The Parish of Kilconriola and Ballyclug, Ballymena, marks its 300th anniversary this year and the Mayor of Mid and East Antrim Borough Council has officially launched a special commemorative booklet to mark the tercentenary.
Councillor Peter Johnston was joined for the launch by the rector, the Rev Canon Mark McConnell; curate, the Rev Emma Carson; and members of the congregation who produced the booklet with council’s support.
The Mayor said: “We are delighted to mark this significant milestone with St Patrick’s Church of Ireland in Ballymena. The present church and its predecessor church, now known as the Old Church Yard off Church Street in Ballymena centre, are woven into the fabric of the history of the town, being two of Ballymena’s well known Seven Towers.
“Given the difficulties of the last year, Council also recognises the valuable role that our local churches play in their congregation’s wellbeing but also wider community life.”
Mark said that the tercentenary brochure had been made possible by the support of Mid and East Antrim Borough Council, and the parish was very grateful.
“This brochure is an excellent resource and I hope many people will take the time to enjoy it and visit us at St Patrick’s after our planned renovation works are complete,” Mark said.
The attractively produced brochure provides a brief history of St Patrick’s Church and the wider parish, including referencing the Old Church Yard site where the predecessor St Patrick’s Parish Church served generations of families after being consecrated in 1721.
The present St Patrick’s Church on Castle Street welcomes people today. It was constructed after fundraising, generously supported by the local landowner Adair family in the 1850s.
The booklet also includes a visitor guide to enable visitors to appreciate the church building and fine interior.
A copy is available on request, free of charge, from the reception desk at The Braid, Ballymena.

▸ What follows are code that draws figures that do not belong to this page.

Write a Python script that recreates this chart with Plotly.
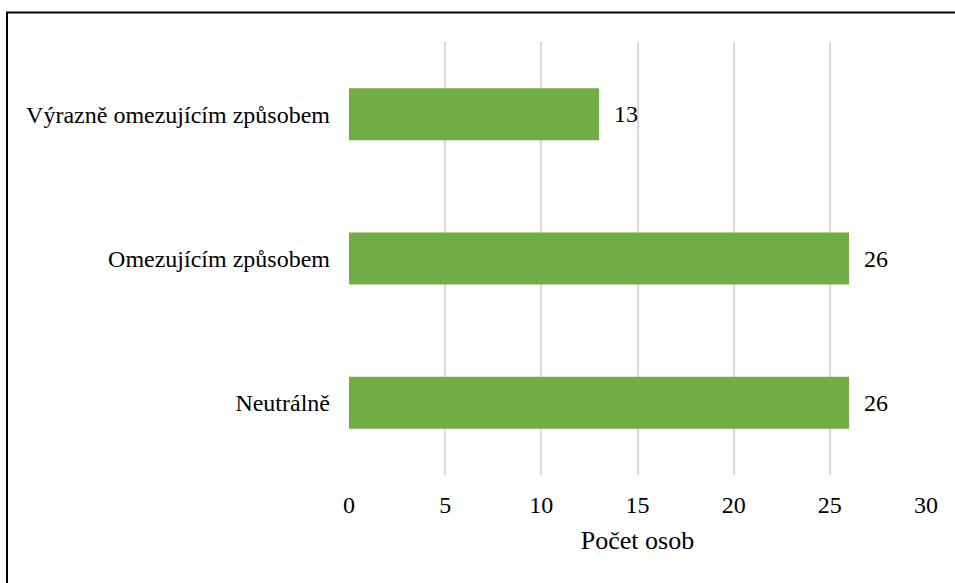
import plotly.graph_objects as go

# Données
categories = ["Neutrálně", "Omezujícím způsobem", "Výrazně omezujícím způsobem"]
pocty = [26, 26, 13]
x_ticks = [0, 5, 10, 15, 20, 25, 30]

W, H = 955, 583
FONT = "Times New Roman, Liberation Serif, DejaVu Serif, serif"

fig = go.Figure()

fig.add_trace(go.Bar(
    y=categories,
    x=pocty,
    orientation="h",
    marker=dict(color="#70AD47", line=dict(width=0)),
    text=pocty,
    texttemplate="  %{x}",
    textposition="outside",
    textfont=dict(family=FONT, size=24, color="#000000"),
    cliponaxis=False,
    width=0.36,
))

# cadre noir (haut + gauche seulement)
fig.add_shape(
    type="path",
    xref="paper", yref="paper",
    path=f"M {7/W} 0 L {7/W} {(H-12.5)/H} L 1 {(H-12.5)/H}",
    line=dict(color="black", width=2),
)

fig.update_layout(
    width=W, height=H,
    margin=dict(l=0, r=0, t=0, b=0),
    plot_bgcolor="white",
    paper_bgcolor="white",
    font=dict(family=FONT, size=24, color="#000000"),
    showlegend=False,
    xaxis=dict(
        domain=[349/W, 926/W],
        range=[0, 30],
        tickvals=x_ticks,
        tickfont=dict(family=FONT, size=24),
        showgrid=True,
        gridcolor="#d9d9d9",
        gridwidth=2,
        zeroline=False,
        showline=False,
        ticks="",
        ticklabelstandoff=13,
        automargin=False,
        title=dict(text="Počet osob", standoff=13, font=dict(family=FONT, size=26)),
    ),
    yaxis=dict(
        domain=[(H-475)/H, (H-42)/H],
        range=[-0.5, 2.5],
        categoryorder="array",
        categoryarray=categories,
        tickfont=dict(family=FONT, size=24),
        showgrid=False,
        zeroline=False,
        showline=False,
        ticks="",
        ticklabelstandoff=18,
        automargin=False,
    ),
)

# pas de marge autour du graphique dans la page
fig.write_html("out.html", config={"displayModeBar": False},
               post_script="document.body.style.margin='0';")
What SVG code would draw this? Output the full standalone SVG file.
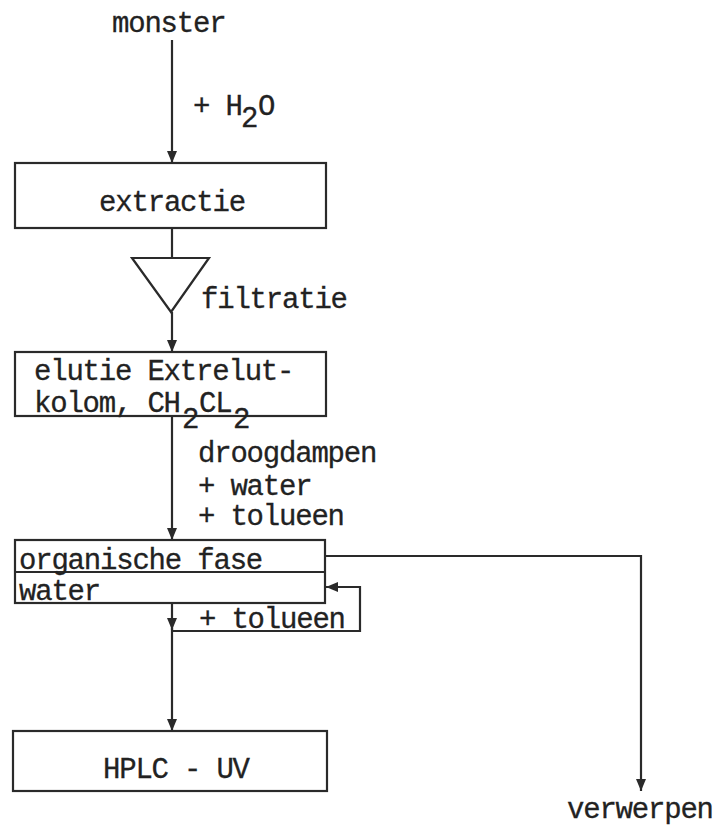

The original parish church of Kilconriola in the townland of the same name was situated about two miles north of Ballymena. It was in ruins from before the Reformation. A parish church was started in 1707 and this was consecrated in 1721. This building, clearly visible from St Patrick’s, is in Church Street but only the tower remains surrounded by a graveyard. With the growth of the population this church proved too small and the plan was to replace it with a church seating 800. The foundation stone was laid on St Patrick’s Day 1853 and consecrated in 1855. The project was completed largely due to the enthusiasm and dedication of the then rector William Reeves. As well as raising much of the necessary money he also made a substantial gift himself. The Adair family of Ballymena Castle gave the ground for the present site and also contributed greatly to the overall cost of £5,000 with the parishioners also responding generously. Unfortunately the first funeral in this new church was to be that of Reeves’ own wife – she died giving birth to their 10th child. A window is dedicated to her in the north aisle. William Reeves was also renowned for antiquarian and archaeological research and for some years was also headmaster of the Diocesan School in Ballymena – the forerunner of the present Ballymena Academy. A plaque can be seen on the outside wall of the tower commemorating his work. The church was totally destroyed by a fire in December 1879 but the same contractor rebuilt it along the old lines in 15 months at a cost of £9,000. The same bishop who had consecrated the original building re opened it. The building has remained much the same since that time though there have been extensive renovations to maintain the quality of the structure. There have been additions in the form of a robing room, church bells, stained glass windows and other items of furniture.